Skin Deep directed by Adarsh Reddy
Skin Deep started with a question I couldn't shake: how much of who I became was genuinely mine, and how much was armor?
Growing up the son of immigrant parents from Hyderabad, I navigated predominantly white communities in Texas and outside Boston. I worked hard to distance myself from other Indian kids, curated who I was around. Later, in college, came the piercings and tattoos — and the same question underneath all of it. It took years to sit with the honest version of that story. Skin Deep is that reckoning.
The film follows Abhirup, an Indian American high school senior, through one pivotal day in 2008. He has a fresh lotus tattoo he tells his classmates is a weed leaf. His cousin, who he has to carpool to school, becomes a foil to everything he is trying to hide about himself. By the end of the day, he gets the acceptance he chased and realizes it means nothing.

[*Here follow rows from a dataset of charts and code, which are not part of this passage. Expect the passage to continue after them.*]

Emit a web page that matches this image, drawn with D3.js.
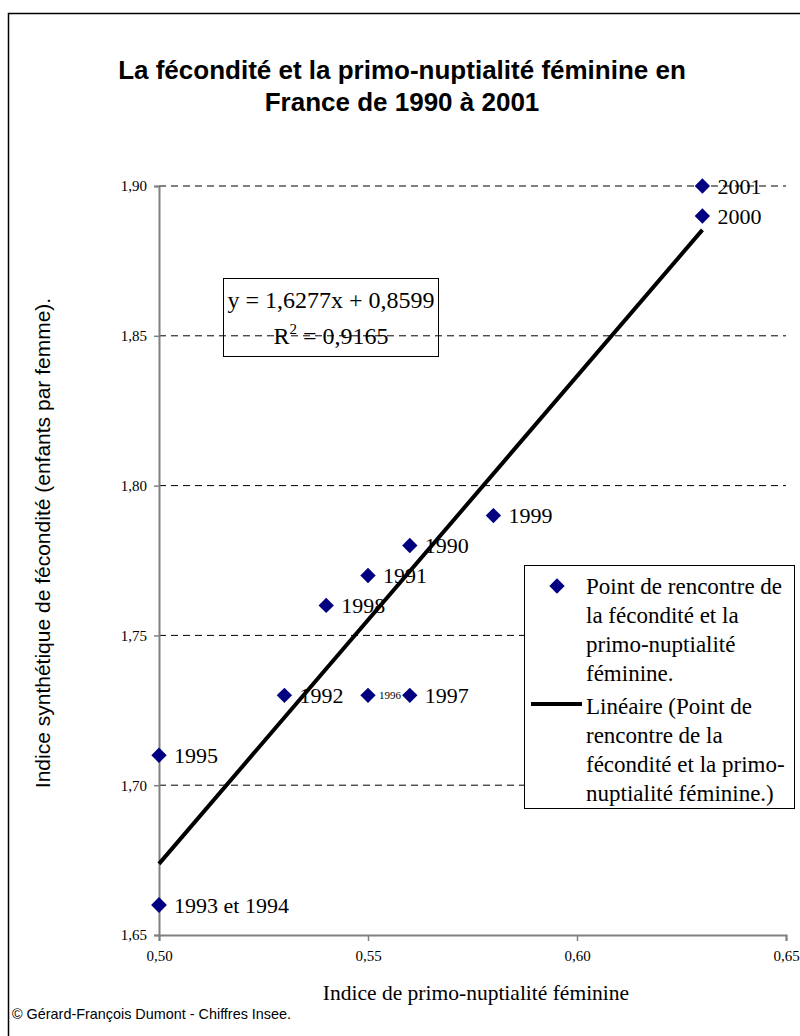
<!DOCTYPE html>
<html>
<head>
<meta charset="utf-8">
<script src="https://cdnjs.cloudflare.com/ajax/libs/d3/7.8.5/d3.min.js"></script>
<style>
  body { margin: 0; background: #fff; }
  svg { display: block; }
</style>
</head>
<body>
<svg id="chart" width="800" height="1036"></svg>
<script>
// données : indice de primo-nuptialité féminine (x) et indice synthétique de fécondité (y)
const years = ['1990', '1991', '1992', '1993', '1994', '1995', '1996', '1997', '1998', '1999', '2000', '2001']
const nuptiality = [0.56, 0.55, 0.53, 0.50, 0.50, 0.50, 0.55, 0.56, 0.54, 0.58, 0.63, 0.63]
const fertility = [1.78, 1.77, 1.73, 1.66, 1.66, 1.71, 1.73, 1.73, 1.76, 1.79, 1.89, 1.90]
const pointLabels = ['1990', '1991', '1992', '1993 et 1994', '', '1995', '1996', '1997', '1998', '1999', '2000', '2001']
const xTicks = [0.50, 0.55, 0.60, 0.65]
const yTicks = [1.65, 1.70, 1.75, 1.80, 1.85, 1.90]
const trendSlope = 1.6277, trendIntercept = 0.8599, trendR2 = 0.9165

const titleLines = ['La fécondité et la primo-nuptialité féminine en', 'France de 1990 à 2001']
const xTitle = 'Indice de primo-nuptialité féminine'
const yTitle = 'Indice synthétique de fécondité (enfants par femme).'
const credit = '© Gérard-François Dumont - Chiffres Insee.'
const legendPoint = ['Point de rencontre de', 'la fécondité et la', 'primo-nuptialité', 'féminine.']
const legendLine = ['Linéaire (Point de', 'rencontre de la', 'fécondité et la primo-', 'nuptialité féminine.)']

const smallLabels = ['1996']
const serif = '"Liberation Serif", "Times New Roman", serif'
const sans = '"Liberation Sans", Arial, sans-serif'
const navy = '#000080'

const fr = d3.formatLocale({ decimal: ',', thousands: ' ', grouping: [3], currency: ['', ' €'] })
const fmt = fr.format('.2f')

const svg = d3.select('#chart')
const plot = { left: 159, right: 786, top: 186, bottom: 935 }

// cadre
svg.append('rect')
	.attr('x', 8.5).attr('y', 13.5)
	.attr('width', 820).attr('height', 1060)
	.attr('fill', 'none').attr('stroke', '#000').attr('stroke-width', 1.5)

let scaleX = d3.scaleLinear().domain([0.50, 0.65]).range([plot.left, plot.right])
let scaleY = d3.scaleLinear().domain([1.65, 1.90]).range([plot.bottom, plot.top])

// grille
svg.append('g').selectAll('line')
	.data(yTicks.filter(d => d > 1.65))
	.join('line')
	.attr('x1', plot.left).attr('x2', plot.right)
	.attr('y1', d => scaleY(d)).attr('y2', d => scaleY(d))
	.attr('stroke', '#000').attr('stroke-width', 1)
	.attr('stroke-dasharray', '7,5')

// axes
let yAxis = svg.append('g')
	.attr('transform', `translate(${plot.left},0)`)
	.call(d3.axisLeft(scaleY).tickValues(yTicks).tickFormat(fmt).tickSize(5).tickPadding(7))
let xAxis = svg.append('g')
	.attr('transform', `translate(0,${plot.bottom})`)
	.call(d3.axisBottom(scaleX).tickValues(xTicks).tickFormat(fmt).tickSize(6).tickPadding(9))
;[xAxis, yAxis].forEach(ax => {
	ax.attr('font-size', null).attr('font-family', null)
	ax.select('.domain').attr('stroke', '#808080').attr('stroke-width', 2)
	ax.selectAll('.tick line').attr('stroke', '#808080').attr('stroke-width', 1.5)
	ax.selectAll('.tick text').attr('fill', '#000').style('font-family', serif).style('font-size', '15px')
})

// droite de tendance
let xMin = d3.min(nuptiality), xMax = d3.max(nuptiality)
let trend = d3.line()
	.x(d => scaleX(d))
	.y(d => scaleY(trendSlope * d + trendIntercept))
svg.append('path')
	.attr('d', trend([xMin, xMax]))
	.attr('fill', 'none').attr('stroke', '#000').attr('stroke-width', 4)

// points
const diamond = d3.symbol().type(d3.symbolDiamond2).size(150)
svg.append('g').selectAll('path')
	.data(years.map((y, i) => ({ year: y, x: nuptiality[i], y: fertility[i] })))
	.join('path')
	.attr('d', diamond)
	.attr('transform', d => `translate(${scaleX(d.x)},${scaleY(d.y)})`)
	.attr('fill', navy)

svg.append('g').selectAll('text')
	.data(years.map((y, i) => ({ x: nuptiality[i], y: fertility[i], label: pointLabels[i] })).filter(d => d.label))
	.join('text')
	.attr('x', d => scaleX(d.x) + (smallLabels.includes(d.label) ? 11 : 15))
	.attr('y', d => scaleY(d.y))
	.attr('dy', '0.35em')
	.style('font-family', serif)
	.style('font-size', d => smallLabels.includes(d.label) ? '11px' : '22px')
	.text(d => d.label)

// équation
let eq = svg.append('g')
eq.append('rect')
	.attr('x', 223.5).attr('y', 278.5).attr('width', 215).attr('height', 78)
	.attr('fill', 'none').attr('stroke', '#000').attr('stroke-width', 1)
let eqText = eq.append('text')
	.attr('text-anchor', 'middle')
	.style('font-family', serif).style('font-size', '24px')
eqText.append('tspan').attr('x', 331).attr('y', 308)
	.text(`y = ${fr.format('.4f')(trendSlope)}x + ${fr.format('.4f')(trendIntercept)}`)
let r2 = eqText.append('tspan').attr('x', 331).attr('y', 344)
r2.append('tspan').text('R')
r2.append('tspan').attr('dy', -10).style('font-size', '15px').text('2')
r2.append('tspan').attr('dy', 10).text(` = ${fr.format('.4f')(trendR2)}`)

// légende
let legend = svg.append('g')
legend.append('rect')
	.attr('x', 524.5).attr('y', 565.5).attr('width', 270).attr('height', 243)
	.attr('fill', '#fff').attr('stroke', '#000').attr('stroke-width', 1)
legend.append('path')
	.attr('d', diamond)
	.attr('transform', 'translate(557,586)')
	.attr('fill', navy)
legend.append('line')
	.attr('x1', 531).attr('x2', 582).attr('y1', 704).attr('y2', 704)
	.attr('stroke', '#000').attr('stroke-width', 4)
;[[legendPoint, 586], [legendLine, 706]].forEach(([lines, y0]) => {
	legend.append('g').selectAll('text')
		.data(lines)
		.join('text')
		.attr('x', 586)
		.attr('y', (d, i) => y0 + i * 29)
		.attr('dy', '0.35em')
		.style('font-family', serif).style('font-size', '23px')
		.text(d => d)
})

// titres
svg.append('g').selectAll('text')
	.data(titleLines)
	.join('text')
	.attr('x', 402)
	.attr('y', (d, i) => 79 + i * 32)
	.attr('text-anchor', 'middle')
	.style('font-family', sans).style('font-weight', 'bold').style('font-size', '26px')
	.text(d => d)

svg.append('text')
	.attr('x', 476).attr('y', 1000)
	.attr('text-anchor', 'middle')
	.style('font-family', serif).style('font-size', '21.5px')
	.text(xTitle)

svg.append('text')
	.attr('transform', 'translate(50,543) rotate(-90)')
	.attr('text-anchor', 'middle')
	.style('font-family', sans).style('font-size', '21px')
	.text(yTitle)

svg.append('text')
	.attr('x', 12).attr('y', 1019)
	.style('font-family', sans).style('font-size', '14.4px')
	.text(credit)
</script>
</body>
</html>
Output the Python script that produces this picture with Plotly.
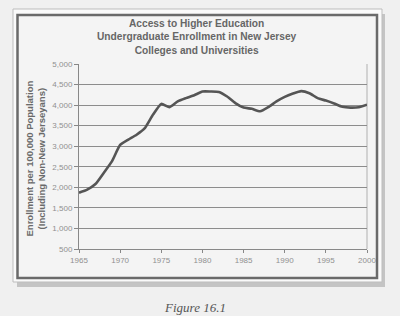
import plotly.graph_objects as go

years = list(range(1965, 2001))
enrollment = [1870, 1945, 2080, 2350, 2630, 3030, 3160, 3280, 3440, 3770,
              4030, 3950, 4090, 4170, 4240, 4330, 4330, 4320, 4210, 4050,
              3940, 3910, 3850, 3950, 4090, 4200, 4280, 4340, 4290, 4170,
              4110, 4040, 3960, 3940, 3950, 4010]
y_ticks = [500, 1000, 1500, 2000, 2500, 3000, 3500, 4000, 4500, 5000]
x_ticks = [1965, 1970, 1975, 1980, 1985, 1990, 1995, 2000]

W, H = 400, 316
ML, MR, MT, MB = 79, 33, 64, 67
PW, PH = W - ML - MR, H - MT - MB
def px(x): return (x - ML) / PW
def py(y): return (H - MB - y) / PH

fig = go.Figure()
fig.add_trace(go.Scatter(x=years, y=enrollment, mode="lines",
                         line=dict(color="#555555", width=2.6, shape="spline", smoothing=0.5),
                         hoverinfo="skip"))

shapes = [
    # shadow
    dict(type="rect", xref="paper", yref="paper", x0=px(17), x1=px(385), y0=py(287), y1=py(14),
         fillcolor="#c4c4c4", line=dict(width=0), layer="below"),
    # outer light frame
    dict(type="rect", xref="paper", yref="paper", x0=px(13), x1=px(382), y0=py(282), y1=py(9),
         fillcolor="#fafafa", line=dict(color="#bdbdbd", width=1), layer="below"),
    # inner dark border
    dict(type="rect", xref="paper", yref="paper", x0=px(17.5), x1=px(377), y0=py(278), y1=py(15),
         fillcolor="#f4f4f4", line=dict(color="#6a6a6a", width=2.5), layer="below"),
    # right border line of plot area
    dict(type="line", xref="paper", yref="paper", x0=1, x1=1, y0=0, y1=1,
         line=dict(color="#b0b0b0", width=1), layer="below"),
]

fig.update_layout(
    width=W, height=H,
    margin=dict(l=ML, r=MR, t=MT, b=MB),
    paper_bgcolor="#f0f0f0",
    plot_bgcolor="rgba(0,0,0,0)",
    showlegend=False,
    shapes=shapes,
    font=dict(family="Liberation Sans, Arial, sans-serif", color="#8a8a8a"),
    xaxis=dict(range=[1965, 2000], tickvals=x_ticks, ticktext=[str(v) for v in x_ticks],
               showgrid=False, zeroline=False, showline=True, linecolor="#888888", linewidth=1,
               ticks="outside", ticklen=3, tickcolor="#888888", tickfont=dict(size=8, color="#909090")),
    yaxis=dict(range=[500, 5000], tickvals=y_ticks, ticktext=[f"{v:,}" for v in y_ticks],
               showgrid=True, gridcolor="#8c8c8c", gridwidth=1, zeroline=False,
               showline=True, linecolor="#888888", linewidth=1,
               ticks="outside", ticklen=4, tickcolor="#888888", tickfont=dict(size=8, color="#909090")),
    annotations=[
        dict(text="<b>Access to Higher Education<br>Undergraduate Enrollment in New Jersey<br>Colleges and Universities</b>",
             xref="paper", yref="paper", x=px(197), y=py(37), xanchor="center", yanchor="middle",
             showarrow=False, font=dict(family="Liberation Sans, Arial, sans-serif", size=10.2, color="#666666")),
        dict(text="<b>Enrollment per 100,000 Population<br>(Including Non-New Jerseyans)</b>",
             xref="paper", yref="paper", x=px(34.5), y=py(159), xanchor="center", yanchor="middle",
             textangle=-90, showarrow=False,
             font=dict(family="Liberation Sans, Arial, sans-serif", size=9.5, color="#6a6a6a")),
        dict(text="<i>Figure 16.1</i>",
             xref="paper", yref="paper", x=px(195), y=py(307), xanchor="center", yanchor="middle",
             showarrow=False, font=dict(family="Liberation Serif, Times New Roman, serif", size=13, color="#555555")),
    ],
)

fig.write_html("out.html")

I assembled a team that understood this world from the inside. Producer Rhea Dudani, a Tisch-trained filmmaker with credits on HBO and Netflix, kept the production moving with the kind of focus that lets a director stay inside the work. Cinematographer Mika Hawley, whose work has screened at SXSW and Outfest, shot the film in Queens with an intimacy that keeps the camera close to Abhirup without ever letting him off the hook. Editor Will Mayo, whose credits include work that has screened at Sundance and Berlinale, shaped the film's rhythms with precision. Composer Ali Helnwein, whose scores appear across Netflix and HBO, gave the film a sound that sits with the discomfort rather than resolving it.
Skin Deep does not explain or educate. It drops you into the micro-moments: the smell in a classroom, the way someone hides what they brought for lunch, the quiet betrayals we commit just to belong. The specificity is the point.